В «Стреле» мы не сомкнули глаз ни на одну минуту. Собрались в «братском» купе и продолжили наше застолье. тогда и открылось, что есть у Кони и Миши еще с очень далеких лет «истинный кореш» — изгнанник и враг народа Андрей Синявский, а у Кони еще и другой — Лева Копелев, диссидент, которого вот-вот тоже выпрут из родной страны: в годы войны Кони служил под его началом в той пропагандистской команде, которая пыталась влиять на мозги фашистских солдат. «Хорошо бы всем нам встретиться и обняться», — сказал под утро Кони. В глазах примолкшего Миши я прочел очевидную зависть: такое проявление человеческих чувств ему было напрочь заказано.
Да и Кони был повязан своим высоким общественным положением. Решительное несогласие с лишением гражданства ГДР «немецкого Высоцкого» Вольфа Бирмана он высказывал партийным товарищам с глазу на глаз, но подписать письмо протеста — вместе с крупнейшими деятелями культуры ГДР, — однако же, не посмел. Он был против вторжения в Чехословакию, всем сердцем сочувствовал «Пражской весне» и не раз говорил мне об этом, но проявить свое сочувствие публично — в какой бы то ни было форме, — конечно, не мог. Это страшно его угнетало, но, согласившись однажды играть предложенную ему роль, он сыграть другую, прямо противоположную первой, уже был не в силах. Да и особое положение Маркуса связывало его по рукам и ногам.

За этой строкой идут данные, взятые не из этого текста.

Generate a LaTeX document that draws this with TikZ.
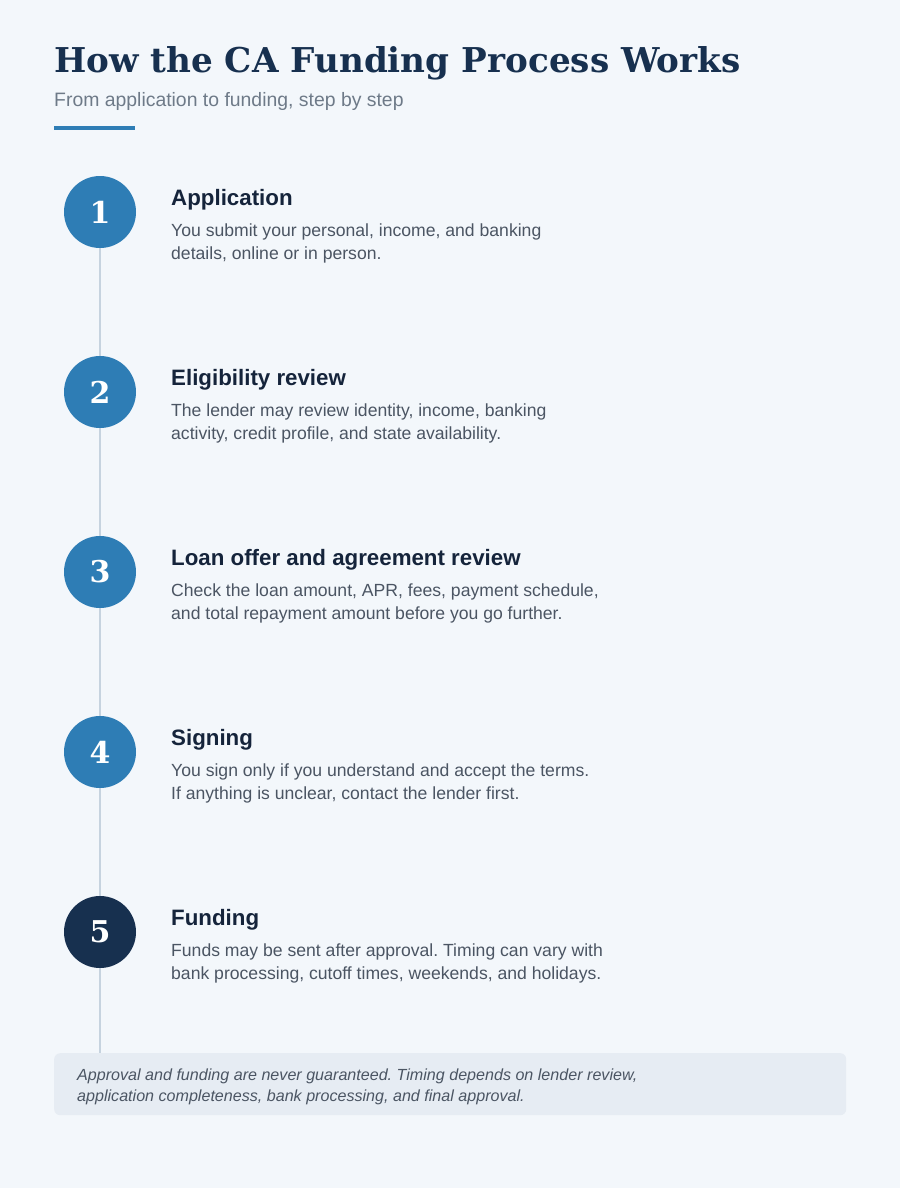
\documentclass[tikz,border=0pt]{standalone}
\usepackage{fontspec}
\setmainfont{Liberation Sans}
\newfontfamily\serifface{DejaVu Serif}
\frenchspacing

\definecolor{pagebg}{HTML}{F3F7FB}
\definecolor{navy}{HTML}{17304F}
\definecolor{stepblue}{HTML}{2E7DB5}
\definecolor{headink}{HTML}{15243B}
\definecolor{bodyink}{HTML}{4B5563}
\definecolor{subink}{HTML}{6E7A88}
\definecolor{railgray}{HTML}{C6D3DF}
\definecolor{notebg}{HTML}{E6ECF3}

\tikzset{
  stepdot/.style={circle, fill=stepblue, minimum size=72pt, inner sep=0pt,
    text=white, font=\serifface\bfseries\fontsize{30}{30}\selectfont},
  steptitle/.style={anchor=base west, inner sep=0pt, text=headink,
    font=\bfseries\fontsize{22.3}{26}\selectfont},
  stepline/.style={anchor=base west, inner sep=0pt, text=bodyink,
    font=\fontsize{17.6}{23}\selectfont},
  noteline/.style={anchor=base west, inner sep=0pt, text=bodyink,
    font=\itshape\fontsize{16.1}{21}\selectfont},
}

\begin{document}
\begin{tikzpicture}[x=1pt,y=-1pt]
\useasboundingbox (0,0) rectangle (900,1188);
\fill[pagebg] (0,0) rectangle (900,1188);

% heading
\node[anchor=base west, inner sep=0pt, text=navy,
  font=\serifface\bfseries\fontsize{34.2}{38}\selectfont] (head) at (54,73)
  {How the CA Funding Process Works};
\node[anchor=base west, inner sep=0pt, text=subink,
  font=\fontsize{19.4}{23}\selectfont] (sub) at (54,106.5)
  {From application to funding, step by step};
\fill[stepblue] (54,126) rectangle (135,130);

% note box
\node[anchor=north west, minimum width=792pt, minimum height=62pt,
  inner sep=0pt, fill=notebg, rounded corners=6pt] (note) at (54,1053) {};
\node[noteline] (n1) at (77,1080)
  {Approval and funding are never guaranteed. Timing depends on lender review,};
\node[noteline] (n2) at (77,1101)
  {application completeness, bank processing, and final approval.};

% rail
\coordinate (rtop) at (100,212);
\coordinate (rbot) at (100,1053);
\draw[railgray, line width=2.5pt] (rtop) -- (rbot);

% step 1
\node[stepdot] (c1) at (100,212) {1};
\node[steptitle] (t1) at (171,205) {Application};
\node[stepline] (d1a) at (171,236) {You submit your personal, income, and banking};
\node[stepline] (d1b) at (171,259) {details, online or in person.};

% step 2
\node[stepdot] (c2) at (100,392) {2};
\node[steptitle] (t2) at (171,385) {Eligibility review};
\node[stepline] (d2a) at (171,416) {The lender may review identity, income, banking};
\node[stepline] (d2b) at (171,439) {activity, credit profile, and state availability.};

% step 3
\node[stepdot] (c3) at (100,572) {3};
\node[steptitle] (t3) at (171,565) {Loan offer and agreement review};
\node[stepline] (d3a) at (171,596) {Check the loan amount, APR, fees, payment schedule,};
\node[stepline] (d3b) at (171,619) {and total repayment amount before you go further.};

% step 4
\node[stepdot] (c4) at (100,752) {4};
\node[steptitle] (t4) at (171,745) {Signing};
\node[stepline] (d4a) at (171,776) {You sign only if you understand and accept the terms.};
\node[stepline] (d4b) at (171,799) {If anything is unclear, contact the lender first.};

% step 5
\node[stepdot, fill=navy] (c5) at (100,932) {5};
\node[steptitle] (t5) at (171,925) {Funding};
\node[stepline] (d5a) at (171,956) {Funds may be sent after approval. Timing can vary with};
\node[stepline] (d5b) at (171,979) {bank processing, cutoff times, weekends, and holidays.};

\end{tikzpicture}
\end{document}
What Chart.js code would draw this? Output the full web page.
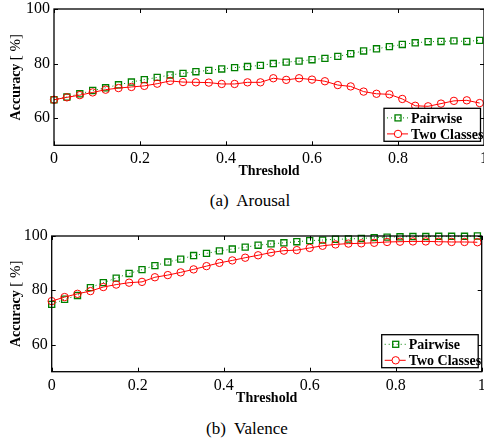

К этой душевной драме добавилась и еще одна, личная: жена, очаровательная актриса Кристель Боденштайн, которую он безумно любил, ушла от него — внезапно и бесповоротно, — повергнув в жестокий шок. Возможно, это были не две драмы, а все та же — одна: жене могло осточертеть ставшее привычным «раздвоение личности», эта вечная необходимость играть на подмостках жизни. Увлечение другим мужчиной, который не стоил и мизинца отвергнутого Кони, вполне вероятно, было просто бегством от той психологической неуютности, которая ее угнетала. Со мной Кони об этом, естественно, не говорил, но есть вещи, которые могут быть поняты и без всяких слов.
Настигший его и безжалостно скрутивший за короткое время рак был, мне кажется, следствием той внутренней боли, с которой не мог справиться даже его могучий организм. Чувствуя приближение смерти, Кони приехал в Москву и обошел — со следившей за ним кинокамерой — все дорогие ему, памятные места: дом, где жил, нашу сто десятую, Переделкино. Там была дача отца, там прошло его счастливое детство.
О смерти Кони я узнал с большим опозданием, вернувшись из какого-то дальнего вояжа. Миша выполнил волю брата — в той форме, которая была ему доступна: подробно рассказал о неосуществленном замысле Кони в своей талантливо написанной книге «Тройка», которая — во избежание аллюзий с нашими кошмарными «тройками» — получила в русском переводе несколько измененное название: «Трое из тридцатых». В ней он уже не так категоричен в отвержении «друга-предателя», да, пожалуй, и вообще предателем его не считает, понимая, в какие ловушки загонял людей наш жестокий двадцатый век.
Лишь одна фраза в этой интереснейшей книге меня покоробила. Про нашу, общую с ним, сто десятую он позволил себе свысока написать: «Там совсем не осталось отпрысков „бывших“ — дворянства и старой интеллигенции». Если даже и не осталось, то радоваться тут нечему — только скорбеть в печальном молчании. Но, по счастью, пусть и не дворянских, но «отпрысков» старой интеллигенции там еще все же хватало, — именно это и позволяло ей сохранять свой высокий уровень. Нравственный и интеллектуальный. Иван Кузьмич, прочитав высокомерные Мишины строки, вряд ли одобрил бы его «классовую» спесь.
Маркус сумел выйти из тех испытаний, которые выпали на его долю в объединенной Германии. Я не смею его ни судить, ни прощать — тем более, что лично предо мной он ни в чем не виновен, а кристально чистым и беспорочным в наших условиях мог быть лишь тот, кто на пушечный выстрел не приближался к политической и общественной жизни.
Мне трудно представить себе, как повел бы себя Кони в тех обстоятельствах, которые сложились после восемьдесят девятого года. Он был человеком принципов, совестливым и честным. Казнить мог только себя, но ни в коем случае других. Тем паче тех, с кем жил и работал. Джеки Вагенштайн, верный прежним идеалам и своему партизанскому прошлому, не принял крушения вассального болгарского коммунизма, остался с теми, кто продолжал следовать «социалистическому выбору», хотя — хорошо это помню — всегда возмущался нарушением прав человека и подавлением свободы личности. Думаю, Кони пришлось бы не очень легко, доживи он до наших дней. Охотников свести с ним счеты, мстя за благополучие при прежнем режиме, нашлось бы немало.